Perhaps you've heard of South Africa's own underplayed, largely hidden, and under reported "Financial Crisis" which is exactly the same as America's housing bubble due to bad debt and lending practices which spread from toxic mortgages to banks.
Well, more than 500 creditors - reputable (or lets say so-called "reputable") banks, financial institutions and asset holders with major exposure to the massive bad debt bubble of African Bank are set to lose a whopping 75% of what they're due, according to the business plan Ellerine Holdings published yesterday.
Who's going to jail? Nobody. Who's asking questions about the government bank bail-out? Very few.
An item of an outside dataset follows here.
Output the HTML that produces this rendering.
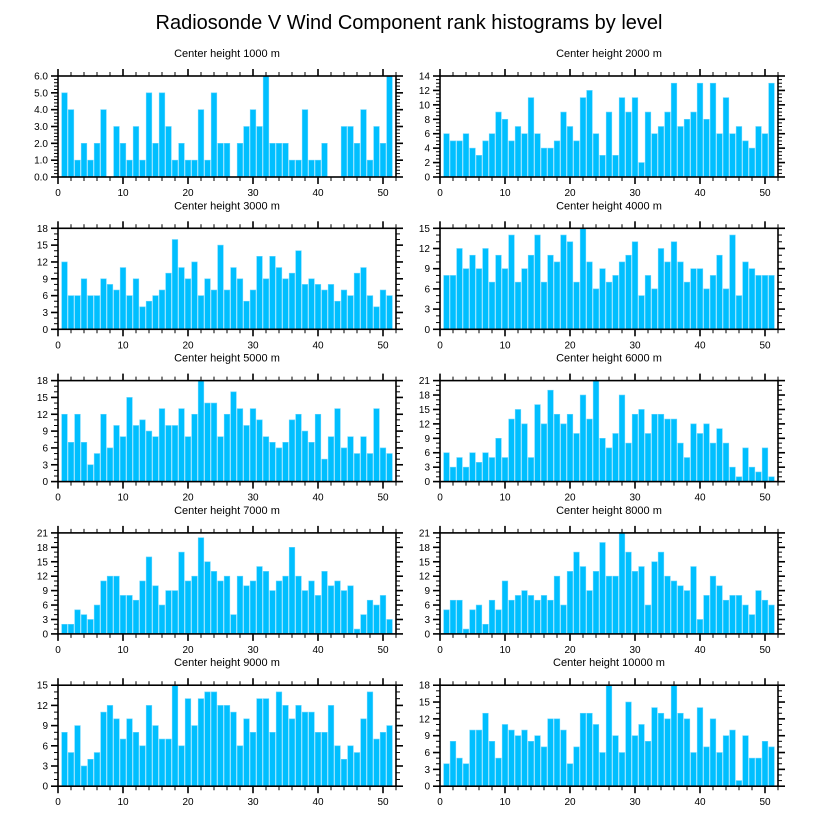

Who is investigating why so-called reputable institutions were in cahoots with this mess?
And most important of all: How on earth was this R3 billion financial sham and national fiscal shame allowed to happen?
While South African consumers will suddenly, most probably see businesses from Wetherleys to Furniture City and definitely Ellerines close down by the end of the year ("winding down" is the soft financial jargon euphemism word I had to use as a financial journalist), major South African financial institutions are going to lose millions due to the pricking of the debt balloon of African Bank Investment's sick, sick, sick furniture unit.
FirstRand is set to lose R313 million, Standard Bank is in for a loss of R150 million, Investec will lose R120 million, Absa R100 million, Barloworld R109.7 million and Sahara Computers of the Gupta family willlose R3.1 million.
The SABC also has exposure and will lose R500 000.
Add names like Samsung Electronics, Virgin Mobile and several other companies to the list who are not going to get paid.